Before they came together she was found to be with child.I often try to imagine this story from Joseph's perspective. He's just been bethrothed. He's dreaming of his future with Mary. He's making plans for his life. And then he finds out that his bride is pregnant and he's not the father. How tough would that be?
-Matthew 1:18
As I read, I know how the story turns out even before Joseph does, and Matthew's telling doesn't leave even him in the dark for long, but when I try to imagine the story from Joseph's perspective, I know that life is lived in that long pause between when he find's out Mary is with child and when he meets an angel in his dream. And beyond that, he lives the rest of his life without really seeing the fulfillment of these things.

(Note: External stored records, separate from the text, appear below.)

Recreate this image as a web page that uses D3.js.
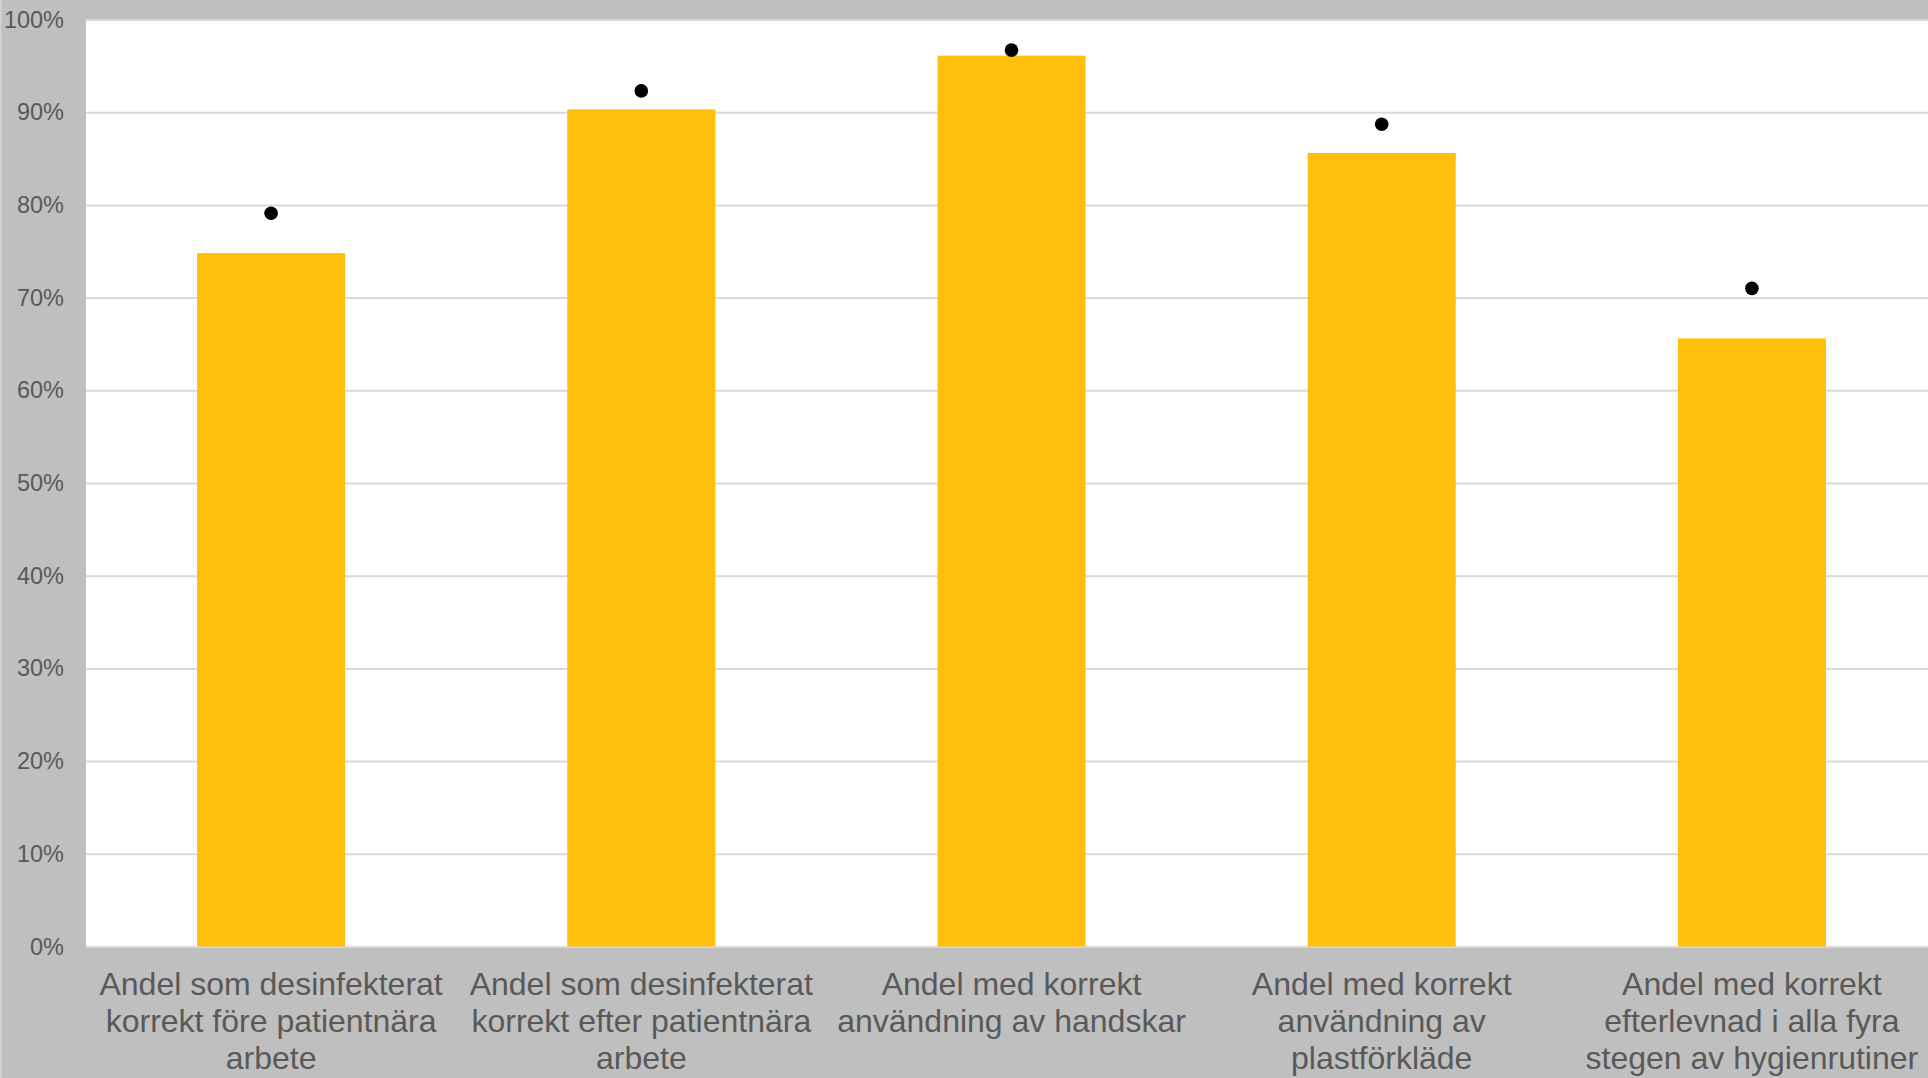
<!DOCTYPE html>
<html>
<head>
<meta charset="utf-8">
<script src="https://cdn.jsdelivr.net/npm/d3@7"></script>
<style>
  html, body { margin: 0; padding: 0; background: #bfbfbf; overflow: hidden; }
  svg { display: block; }
  text { font-family: "Liberation Sans", Arial, sans-serif; }
</style>
</head>
<body>
<svg id="chart" width="1928" height="1078"></svg>
<script>
// ---- data ----
const categories = [
  "Andel som desinfekterat korrekt före patientnära arbete",
  "Andel som desinfekterat korrekt efter patientnära arbete",
  "Andel med korrekt användning av handskar",
  "Andel med korrekt användning av plastförkläde",
  "Andel med korrekt efterlevnad i alla fyra stegen av hygienrutiner"
];
const categoryLines = [
  ["Andel som desinfekterat", "korrekt före patientnära", "arbete"],
  ["Andel som desinfekterat", "korrekt efter patientnära", "arbete"],
  ["Andel med korrekt", "användning av handskar"],
  ["Andel med korrekt", "användning av", "plastförkläde"],
  ["Andel med korrekt", "efterlevnad i alla fyra", "stegen av hygienrutiner"]
];
const barValues = [0.748, 0.903, 0.961, 0.856, 0.656];
const dotValues = [0.791, 0.923, 0.967, 0.887, 0.710];
const yTicks = [0, 0.1, 0.2, 0.3, 0.4, 0.5, 0.6, 0.7, 0.8, 0.9, 1.0];

// ---- layout ----
const W = 1928, H = 1078;
const plot = { left: 86, right: 1937, top: 19.5, bottom: 946.5 };

const svg = d3.select("#chart");

svg.append("rect").attr("x", 0).attr("y", 0).attr("width", W).attr("height", H).attr("fill", "#bfbfbf");
svg.append("rect").attr("x", 0).attr("y", 0).attr("width", 1.5).attr("height", H).attr("fill", "#d4d4d4");

const x = d3.scaleBand()
  .domain(categories)
  .range([plot.left, plot.right])
  .paddingInner(0.6)
  .paddingOuter(0.3);

const y = d3.scaleLinear()
  .domain([0, 1])
  .range([plot.bottom, plot.top]);

// plot area
svg.append("rect")
  .attr("x", plot.left).attr("y", plot.top)
  .attr("width", plot.right - plot.left).attr("height", plot.bottom - plot.top)
  .attr("fill", "#ffffff");

// gridlines
const grid = svg.append("g")
  .attr("transform", `translate(${plot.left},0)`)
  .call(d3.axisLeft(y).tickValues(yTicks).tickSize(-(plot.right - plot.left)).tickFormat(""));
grid.select(".domain").remove();
grid.selectAll(".tick line").attr("stroke", "#d9d9d9").attr("stroke-width", 2);

// y axis labels
const yAxis = svg.append("g")
  .attr("transform", `translate(${plot.left},0)`)
  .call(d3.axisLeft(y).tickValues(yTicks).tickSize(0).tickPadding(22).tickFormat(d3.format(".0%")));
yAxis.select(".domain").remove();
yAxis.selectAll(".tick text")
  .attr("fill", "#595959")
  .style("font-size", "23.5px")
  .style("font-family", "'Liberation Sans', Arial, sans-serif");

// bars
svg.append("g").selectAll("rect")
  .data(barValues)
  .join("rect")
  .attr("x", (d, i) => x(categories[i]))
  .attr("y", d => y(d))
  .attr("width", x.bandwidth())
  .attr("height", d => y(0) - y(d))
  .attr("fill", "#ffbf0c");

// dots
svg.append("g").selectAll("circle")
  .data(dotValues)
  .join("circle")
  .attr("cx", (d, i) => x(categories[i]) + x.bandwidth() / 2)
  .attr("cy", d => y(d))
  .attr("r", 6.8)
  .attr("fill", "#000000");

// x axis labels
const xAxis = svg.append("g")
  .attr("transform", `translate(0,${plot.bottom})`)
  .call(d3.axisBottom(x).tickSize(0).tickFormat(""));
xAxis.select(".domain").remove();
xAxis.selectAll(".tick").each(function(d, i) {
  const t = d3.select(this).append("text")
    .attr("text-anchor", "middle")
    .attr("fill", "#595959")
    .style("font-size", "32px")
    .style("font-family", "'Liberation Sans', Arial, sans-serif");
  categoryLines[i].forEach((line, j) => {
    t.append("tspan").attr("x", 0).attr("y", 48.3 + j * 36.9).text(line);
  });
});
</script>
</body>
</html>
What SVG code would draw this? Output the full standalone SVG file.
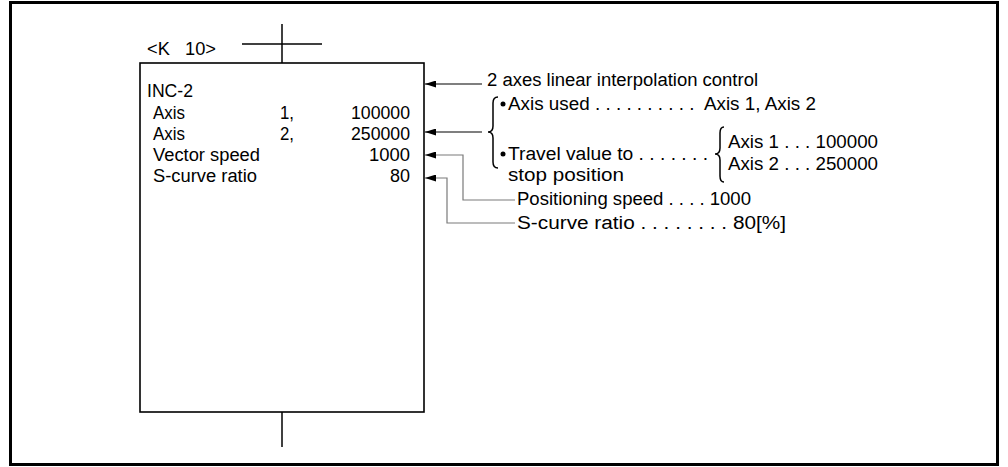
<svg xmlns="http://www.w3.org/2000/svg" width="1008" height="467" viewBox="0 0 1008 467">
  <style>
    text { font-family: "Liberation Sans", Arial, sans-serif; font-size: 18px; fill: #000; white-space: pre; }
    .end { text-anchor: end; }
    .frame { fill: none; stroke: #000; stroke-width: 3; }
    .box { fill: #fff; stroke: #000; stroke-width: 1.6; }
    .wire { fill: none; stroke: #000; stroke-width: 1.5; }
    .conn { fill: none; stroke: #000; stroke-width: 1.2; }
    .conn.gray { stroke: #7a7a7a; }
    .brace { fill: none; stroke: #000; stroke-width: 1.5; }
  </style>
  <defs>
    <marker id="arrow" viewBox="0 0 11 7" refX="11" refY="3.5" markerWidth="11" markerHeight="7" markerUnits="userSpaceOnUse" orient="auto">
      <path d="M0,0 L11,3.5 L0,7 z" fill="#000"/>
    </marker>
  </defs>

  <rect class="frame" x="10.5" y="2.5" width="987" height="462"/>

  <g id="instruction-box">
    <line class="wire" x1="282" y1="24" x2="282" y2="63"/>
    <line class="wire" x1="242" y1="44" x2="322" y2="44"/>
    <line class="wire" x1="282" y1="412" x2="282" y2="447"/>
    <text x="147" y="55" textLength="69" lengthAdjust="spacingAndGlyphs">&lt;K   10&gt;</text>
    <rect class="box" x="140" y="63" width="284" height="349"/>
    <text x="147" y="97" textLength="46" lengthAdjust="spacingAndGlyphs">INC-2</text>
    <text x="153" y="118.5" textLength="32" lengthAdjust="spacingAndGlyphs">Axis</text>
    <text x="280" y="118.5" textLength="14" lengthAdjust="spacingAndGlyphs">1,</text>
    <text class="end" x="410" y="118.5" textLength="59" lengthAdjust="spacingAndGlyphs">100000</text>
    <text x="153" y="139.5" textLength="32" lengthAdjust="spacingAndGlyphs">Axis</text>
    <text x="280" y="139.5" textLength="14" lengthAdjust="spacingAndGlyphs">2,</text>
    <text class="end" x="410" y="139.5" textLength="59" lengthAdjust="spacingAndGlyphs">250000</text>
    <text x="153" y="160.5" textLength="107" lengthAdjust="spacingAndGlyphs">Vector speed</text>
    <text class="end" x="410" y="160.5" textLength="41" lengthAdjust="spacingAndGlyphs">1000</text>
    <text x="153" y="181.5" textLength="104" lengthAdjust="spacingAndGlyphs">S-curve ratio</text>
    <text class="end" x="410" y="181.5" textLength="20" lengthAdjust="spacingAndGlyphs">80</text>
  </g>

  <g id="connectors">
    <path class="conn" d="M482,84 H425" marker-end="url(#arrow)"/>
    <path class="conn" d="M482,132 H425" marker-end="url(#arrow)"/>
    <path class="conn gray" d="M515,200 H463 V155 H425" marker-end="url(#arrow)"/>
    <path class="conn gray" d="M515,223 H447 V178 H425" marker-end="url(#arrow)"/>
  </g>

  <g id="label-control">
    <text x="487" y="86" textLength="271" lengthAdjust="spacingAndGlyphs">2 axes linear interpolation control</text>
  </g>

  <g id="label-axis-travel">
    <path class="brace" d="M498,97 Q493,97 493,103 L493,126 Q493,132 488,132 Q493,132 493,138 L493,162 Q493,168 498,168"/>
    <circle cx="503" cy="104" r="2.5" fill="#000"/>
    <text x="508" y="110" textLength="308" lengthAdjust="spacingAndGlyphs">Axis used . . . . . . . . . .  Axis 1, Axis 2</text>
    <circle cx="503" cy="154" r="2.5" fill="#000"/>
    <text x="508" y="160" textLength="200" lengthAdjust="spacingAndGlyphs">Travel value to . . . . . . .</text>
    <text x="508" y="181" textLength="116" lengthAdjust="spacingAndGlyphs">stop position</text>
    <path class="brace" d="M724,127 Q720,127 720,133 L720,148 Q720,154 715,154 Q720,154 720,160 L720,176 Q720,182 724,182"/>
    <text x="728" y="148" textLength="150" lengthAdjust="spacingAndGlyphs">Axis 1 . . . 100000</text>
    <text x="728" y="170" textLength="150" lengthAdjust="spacingAndGlyphs">Axis 2 . . . 250000</text>
  </g>

  <g id="label-speed">
    <text x="517" y="205" textLength="234" lengthAdjust="spacingAndGlyphs">Positioning speed . . . . 1000</text>
  </g>

  <g id="label-scurve">
    <text x="517" y="229" textLength="269" lengthAdjust="spacingAndGlyphs">S-curve ratio . . . . . . . . 80[%]</text>
  </g>
</svg>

Now as Matthew tells us the story, he says all these things happened to fulfill Isaiah 7:14. In context, Isaiah 7 is a story about Judah in a time of crisis. Things aren't going the way they'd hoped. Assyria is a looming threat in the world, and Israel is trying to force Judah into war. Into this context, Isaiah tells King Ahaz to stand firm in his faith in God because "God is with us."
If Joseph were anyone else, that could have been all he needed to hear. "Joseph, things aren't going the way you planned, but stand firm in your faith. God is with us."
This is where I see the story's relevance for me. My wife isn't going to bear the Son of God, but there will be times in my life (more of them than I'd like to admit) when things aren't going to go the way I'd planned. What can I do in those times? I can only trust in God, knowing that whatever happens, God is with us.
2 comments:
"life is lived in that long pause between when he find's out Mary is with child and when he meets an angel in his dream." --that is too right. That moment, and the moment as Mary herself contemplates the enormity of what she's being asked to do. Somewhere between "Me? Why me?" and "uhhh oh, this is going to be awkward..." I can't imagine how they felt.
And just as in that story, I can't imagine sometimes just trusting. "Yes, I know that God is with us and that this is some odd sort of destiny, but do you realize what my father/mother/fiancee will say?!" Scary. Really really scary.
Yeah, it is really scary when God has something for us to do like that, but I was thinking (off the track of the gospel reading a bit) more of the times when things just don't go our way more generally.
Specifically, I was thinking of when my mother died. That threw a major twist into my vision for what the rest of my life was going to be like, to say the least. But I suppose even then there was something God expected of me: God expected me to go on living.
And that's the kind of thing this reading evoked in me this week -- those times when our world is turned upside down and all we can do is keep living in our new, changed situation.
I had just read a quote the night before from an early North African Christian named Lactantius who said that virtue is "nothing less than 'enduring of evils and labors'" (from the Forward to "The Rule of Benedict"). In retrospect, I suppose that shaped how I heard this text.